Morning light enters from the park side in stages. First a pale wash across the ceiling, then a slow creep down the far wall, then — around seven — a full, warm flood that turns the cream moldings briefly gold. You lie there and watch it happen because the bed is the kind that discourages ambition. The sheets are white and cool and faintly crisp. The pillows are too numerous, in the way of all grand hotels, but here the excess feels earned rather than performative. You kick three of them to the floor and keep two, and the ratio feels right.
The bathroom is where the hotel's age shows — not in disrepair but in proportion. The tiles are white hexagonal, the kind you see in prewar apartments all over the Upper West Side, and the mirror is framed in something ornate enough to be ridiculous anywhere else. Here it just looks correct. The water pressure is ferocious. I stood under it for longer than I'd admit to anyone and thought about nothing, which is the highest compliment I can pay a shower.
“Half of what you are paying for is the quality of that silence — the particular hush of walls thick enough to hold Fifth Avenue at bay.”

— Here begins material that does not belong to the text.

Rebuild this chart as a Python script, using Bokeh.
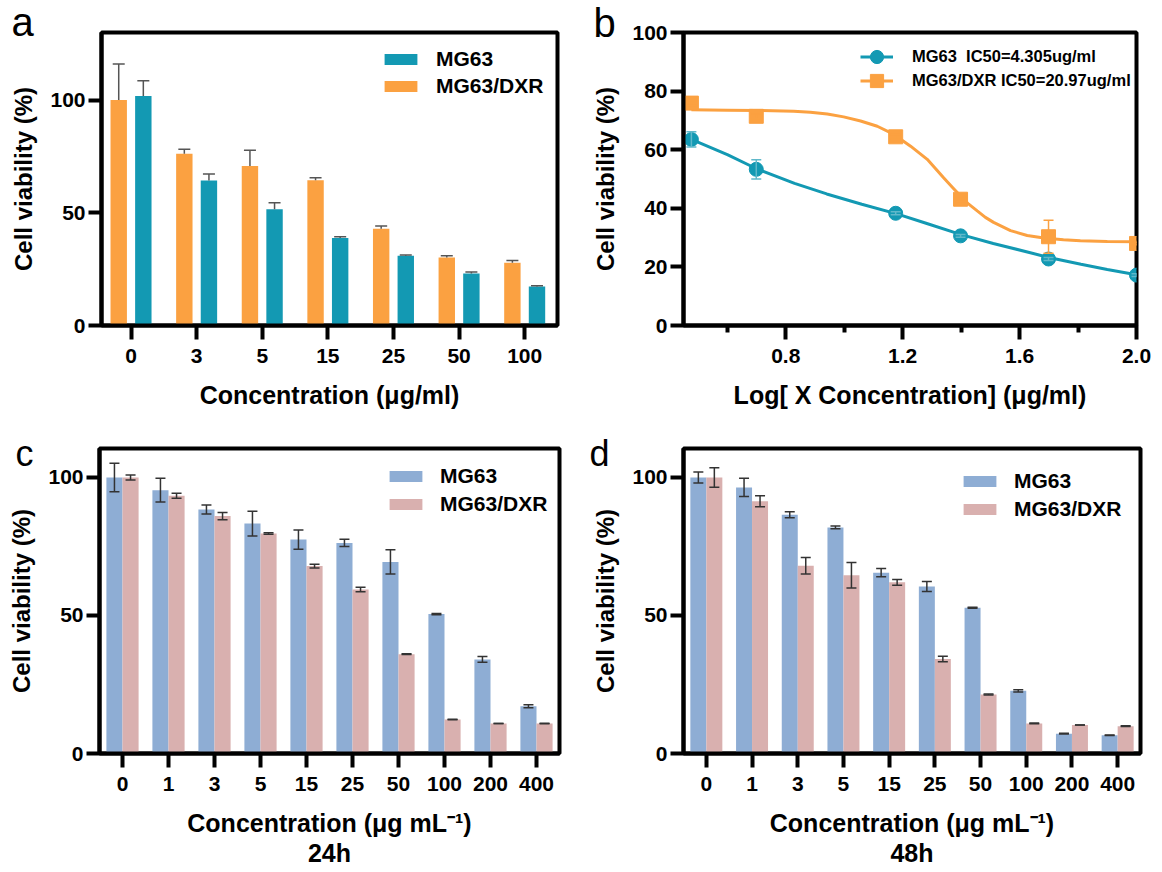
import numpy as np
from bokeh.plotting import figure
from bokeh.core.properties import value
from bokeh.models import (Range1d, FixedTicker, Legend, LegendItem, Whisker, TeeHead,
                          ColumnDataSource, PrintfTickFormatter)
from bokeh.layouts import column, row
from bokeh.embed import file_html
from bokeh.resources import INLINE

# ---------------- data ----------------
# panel a
a_conc = ["0", "3", "5", "15", "25", "50", "100"]
a_mg63 = [101.8, 64.3, 51.6, 38.8, 31.0, 23.1, 17.3]
a_mg63_err = [6.8, 2.9, 2.9, 0.6, 0.3, 0.6, 0.3]
a_dxr = [100.0, 76.2, 70.8, 64.5, 42.9, 30.2, 27.8]
a_dxr_err = [16.0, 2.0, 7.0, 1.0, 1.2, 0.7, 1.0]

# panel b (log10 concentration)
b_logx = [0.477, 0.699, 1.176, 1.398, 1.699, 2.0]
b_mg63 = [63.5, 53.3, 38.3, 30.6, 22.7, 17.2]
b_mg63_err = [2.6, 3.3, 0.5, 0.5, 0.5, 0.5]
b_dxr = [75.9, 71.4, 64.4, 43.1, 30.3, 28.0]
b_dxr_err = [0.8, 0.8, 0.8, 0.8, 5.6, 0.5]
# fitted curves
b_fit_x_mg63 = [0.477, 0.60, 0.70, 0.83, 0.94, 1.06, 1.18, 1.28, 1.40, 1.51, 1.63, 1.70, 1.81, 1.90, 2.0]
b_fit_mg63 = [63.5, 58.3, 53.5, 48.5, 44.9, 41.4, 38.1, 34.9, 31.0, 28.0, 25.0, 23.2, 20.9, 19.1, 17.3]
b_fit_x_dxr = [0.477, 0.60, 0.70, 0.827, 0.884, 0.942, 0.998, 1.056, 1.113, 1.17, 1.227, 1.284,
               1.312, 1.34, 1.369, 1.398, 1.426, 1.455, 1.483, 1.511, 1.569, 1.626, 1.683,
               1.75, 1.808, 1.90, 2.0]
b_fit_dxr = [73.6, 73.5, 73.4, 73.1, 72.8, 72.2, 71.2, 69.8, 68.0, 65.2, 61.2, 56.7,
             53.6, 50.4, 47.3, 44.2, 41.4, 39.1, 36.9, 35.2, 32.4, 30.7, 29.9,
             29.3, 28.9, 28.7, 28.6]
b_labels = ["MG63  IC50=4.305ug/ml", "MG63/DXR IC50=20.97ug/ml"]

# panels c / d
cd_conc = ["0", "1", "3", "5", "15", "25", "50", "100", "200", "400"]
c_mg63 = [100.0, 95.4, 88.4, 83.3, 77.5, 76.3, 69.4, 50.5, 34.1, 17.1]
c_mg63_err = [5.2, 4.3, 1.6, 4.5, 3.5, 1.3, 4.4, 0.2, 1.0, 0.55]
c_dxr = [100.0, 93.4, 86.0, 79.7, 67.9, 59.4, 36.0, 12.3, 10.9, 10.9]
c_dxr_err = [0.9, 0.9, 1.3, 0.3, 0.7, 0.8, 0.1, 0.1, 0.0, 0.1]

d_mg63 = [100.0, 96.4, 86.5, 81.9, 65.5, 60.5, 52.8, 22.7, 7.2, 6.6]
d_mg63_err = [2.0, 3.3, 1.1, 0.5, 1.5, 1.8, 0.15, 0.4, 0.1, 0.1]
d_dxr = [100.0, 91.4, 68.0, 64.6, 62.0, 34.2, 21.4, 10.9, 10.3, 9.9]
d_dxr_err = [3.5, 2.0, 3.0, 4.6, 1.0, 1.0, 0.2, 0.15, 0.0, 0.15]

series_names = ["MG63", "MG63/DXR"]
panel_letters = ["a", "b", "c", "d"]
times = ["24h", "48h"]

# ---------------- style ----------------
FONT = "Liberation Sans"
TEAL = "#1399B3"
ORANGE = "#FBA141"
BLUE = "#8EADD4"
PINK = "#D9B0AF"
ERR = "#333333"


def make_fig(width, height, bl, br, bt, bb, xr, yr):
    p = figure(width=width, height=height, x_range=xr, y_range=yr,
               output_backend="svg", toolbar_location=None,
               min_border_left=bl, min_border_right=br,
               min_border_top=bt, min_border_bottom=bb)
    p.outline_line_color = "black"
    p.outline_line_width = 4
    p.xgrid.visible = False
    p.ygrid.visible = False
    for ax in (p.xaxis[0], p.yaxis[0]):
        ax.axis_line_width = 4
        ax.axis_line_color = "black"
        ax.major_tick_line_width = 4
        ax.major_tick_line_color = "black"
        ax.major_tick_in = 0
        ax.minor_tick_line_color = None
        ax.major_label_text_font = FONT
        ax.major_label_text_font_style = "bold"
        ax.major_label_text_font_size = "21px"
        ax.major_label_text_color = "black"
        ax.axis_label_text_font = FONT
        ax.axis_label_text_font_style = "bold"
        ax.axis_label_text_color = "black"
    p.xaxis.axis_label_text_font_size = "25px"
    p.yaxis.axis_label_text_font_size = "24px"
    p.xaxis.major_tick_out = 14
    p.yaxis.major_tick_out = 13
    p.yaxis.major_label_standoff = 3
    p.xaxis.major_label_standoff = 9
    p.yaxis.axis_label = "Cell viability (%)"
    p.yaxis.axis_label_standoff = 10
    p.xaxis.axis_label_standoff = 15
    return p


def letter(p, text, dx, dy, size="40px", baseline="alphabetic"):
    # panel letter, anchored at the top-left corner of the plot frame
    p.text(x=[p.x_range.start], y=[p.y_range.end], text=[text], x_offset=dx, y_offset=dy,
           text_font=value(FONT), text_font_size=size, text_color="black",
           text_baseline=baseline, text_align="left", level="overlay")


def whisker(p, base, val, err, color, head, lower=True, width=1.5):
    v = np.array(val)
    e = np.array(err)
    src = ColumnDataSource(dict(base=list(base), upper=list(v + e),
                                lower=list(v - e) if lower else list(v)))
    w = Whisker(source=src, base="base", upper="upper", lower="lower",
                dimension="height", line_color=color, line_width=width,
                upper_head=TeeHead(size=head, line_color=color, line_width=width),
                lower_head=TeeHead(size=head, line_color=color, line_width=width) if lower else None,
                level="overlay")
    p.add_layout(w)


def bar_legend(p, r1, r2, loc, standoff, spacing):
    leg = Legend(items=[LegendItem(label=series_names[0], renderers=[r1]),
                        LegendItem(label=series_names[1], renderers=[r2])],
                 location=loc, glyph_width=41, glyph_height=14, label_standoff=standoff,
                 spacing=spacing, padding=0, margin=0, border_line_color=None,
                 background_fill_alpha=0, label_text_font=FONT,
                 label_text_font_style="bold", label_text_font_size="21px",
                 label_height=20, label_text_color="black")
    p.add_layout(leg)


# ---------------- panel a ----------------
na = len(a_conc)
xa = np.arange(na)
pa = make_fig(580, 430, 101, 23, 32, 102, Range1d(-0.45, 6.5), Range1d(0, 130))
pa.yaxis.ticker = FixedTicker(ticks=[0, 50, 100])
pa.xaxis.ticker = FixedTicker(ticks=list(range(na)))
pa.xaxis.major_label_overrides = {i: c for i, c in enumerate(a_conc)}
pa.xaxis.axis_label = "Concentration (μg/ml)"
ra_dxr = pa.vbar(x=xa - 0.1875, top=a_dxr, width=0.25, fill_color=ORANGE, line_color=None)
ra_mg = pa.vbar(x=xa + 0.1875, top=a_mg63, width=0.25, fill_color=TEAL, line_color=None)
whisker(pa, xa - 0.1875, a_dxr, a_dxr_err, "#555555", 12, lower=False)
whisker(pa, xa + 0.1875, a_mg63, a_mg63_err, "#555555", 12, lower=False)
bar_legend(pa, ra_mg, ra_dxr, (279, 227), 15, 3)
letter(pa, panel_letters[0], -90, -11)

# ---------------- panel b ----------------
pb = make_fig(582, 430, 103, 26, 31, 105, Range1d(0.45, 2.0), Range1d(0, 100))
pb.xaxis.ticker = FixedTicker(ticks=[0.8, 1.2, 1.6, 2.0], minor_ticks=[0.6, 1.0, 1.4, 1.8])
pb.xaxis.formatter = PrintfTickFormatter(format="%.1f")
pb.xaxis.minor_tick_line_color = "black"
pb.xaxis.minor_tick_line_width = 4
pb.xaxis.minor_tick_out = 7
pb.xaxis.minor_tick_in = 0
pb.yaxis.ticker = FixedTicker(ticks=[0, 20, 40, 60, 80, 100])
pb.xaxis.axis_label = "Log[ X Concentration] (μg/ml)"
lb_mg = pb.line(b_fit_x_mg63, b_fit_mg63, line_color=TEAL, line_width=3)
lb_dxr = pb.line(b_fit_x_dxr, b_fit_dxr, line_color=ORANGE, line_width=3)
whisker(pb, b_logx, b_mg63, b_mg63_err, "#5FB8CA", 10)
whisker(pb, b_logx, b_dxr, b_dxr_err, ORANGE, 10)
sb_mg = pb.scatter(b_logx, b_mg63, marker="circle", size=14, fill_color=TEAL, line_color=TEAL)
sb_dxr = pb.scatter(b_logx, b_dxr, marker="square", size=14, fill_color=ORANGE, line_color=ORANGE)
for lab, rends, vy in ((b_labels[0], [lb_mg, sb_mg], 251),
                       (b_labels[1], [lb_dxr, sb_dxr], 227)):
    pb.add_layout(Legend(items=[LegendItem(label=lab, renderers=rends)],
                         location=(177, vy), glyph_width=33, glyph_height=35, label_standoff=19,
                         spacing=0, padding=0, margin=0, border_line_color=None,
                         background_fill_alpha=0, label_text_font=FONT,
                         label_text_font_style="bold", label_text_font_size="16.5px",
                         label_height=20, label_text_color="black"))
letter(pb, panel_letters[1], -90, -10)

# ---------------- panels c, d ----------------
ncd = len(cd_conc)
xc = np.arange(ncd)


def make_cd(width, bl, br, mg, mg_err, dxr, dxr_err, loc, t):
    p = make_fig(width, 442, bl, br, 18, 119, Range1d(-0.5, 9.5), Range1d(0, 110.5))
    p.yaxis.ticker = FixedTicker(ticks=[0, 50, 100])
    p.xaxis.ticker = FixedTicker(ticks=list(range(ncd)))
    p.xaxis.major_label_overrides = {i: c for i, c in enumerate(cd_conc)}
    p.xaxis.axis_label = "Concentration (μg mL⁻¹)\n" + t
    p.xaxis.axis_label_text_align = "center"
    p.xaxis.axis_label_text_line_height = 1.1
    r_mg = p.vbar(x=xc - 0.175, top=mg, width=0.35, fill_color=BLUE, line_color=None)
    r_dxr = p.vbar(x=xc + 0.175, top=dxr, width=0.35, fill_color=PINK, line_color=None)
    whisker(p, xc - 0.175, mg, mg_err, ERR, 10)
    whisker(p, xc + 0.175, dxr, dxr_err, ERR, 10)
    bar_legend(p, r_mg, r_dxr, loc, 14, 4)
    return p


pc = make_cd(580, 99, 21, c_mg63, c_mg63_err, c_dxr, c_dxr_err, (286, 237), times[0])
pd_ = make_cd(582, 103, 22, d_mg63, d_mg63_err, d_dxr, d_dxr_err, (276, 232), times[1])
letter(pc, panel_letters[2], -84, -16, "36px", "top")
letter(pd_, panel_letters[3], -94, -16, "36px", "top")

layout = column(row(pa, pb), row(pc, pd_))
open("out.html", "w").write(file_html(layout, INLINE))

Downstairs, the rooftop bar situation is everything the hashtags promise and slightly less than the fantasy demands. The views are staggering — the kind of panoramic New York that makes you feel like you are inside a title sequence — but the drinks arrive at a pace that suggests the bartenders know you are not going anywhere. Fair enough. You are not. The cocktails lean sweet and photogenic, built more for the first sip and the Instagram than for the third round, but the light up there at golden hour forgives everything. You sit with your back to the railing and watch strangers fall in love with the skyline in real time, and it never gets old.
There is an honesty problem with The Plaza that is worth naming: parts of it are coasting. The in-room dining menu reads like it was written by committee in 2011 and never revisited. The hallway carpeting on certain floors has the flattened, institutional look of a property that knows its name does most of the work. And the lobby can tip, on busy weekends, from grand to theme park — tour groups posing beneath the Eloise portrait, the gift shop selling Plaza-branded teddy bears at prices that would make F.A.O. Schwarz blush. You feel, in those moments, the tension between landmark and hotel, between museum and home.
But then you step back into the elevator, and the operator — yes, an actual elevator operator — nods at you like you have been coming here for decades, and the doors close with that same beautiful weight, and you are returned to your room where the park is still there, still impossibly green, still indifferent to everything happening on the streets below. And the tension dissolves. Because the bones of this place are so good, so deeply and stubbornly good, that the mediocre bits feel like lint on a Savile Row suit. You brush them off and keep wearing it.
What Stays
What I carry out is not the view, though the view is magnificent. It is the sound of that door. The latch catching. The world contracting to a white room and a green park and a silence so complete it feels like permission. I think about it on the subway home, squeezed between strangers, and it already feels like something I dreamed.
This is for the person who wants New York to feel the way it does in the movies they watched before they ever came here — sweeping, romantic, a little absurd. It is not for anyone who needs their luxury to feel contemporary or minimal or disrupted. The Plaza does not disrupt. The Plaza endures.
Park-facing rooms start around 895 USD a night, which is either outrageous or inevitable depending on how you feel about paying for history to hold you. Standard rooms facing the interior courtyard begin closer to 600 USD, and they are quieter, if that is even possible.
Somewhere on the fourteenth floor, the elevator operator is pressing a brass button with his white-gloved thumb, and the doors are closing, and the silence is settling back into the hallway like dust after a carriage has passed.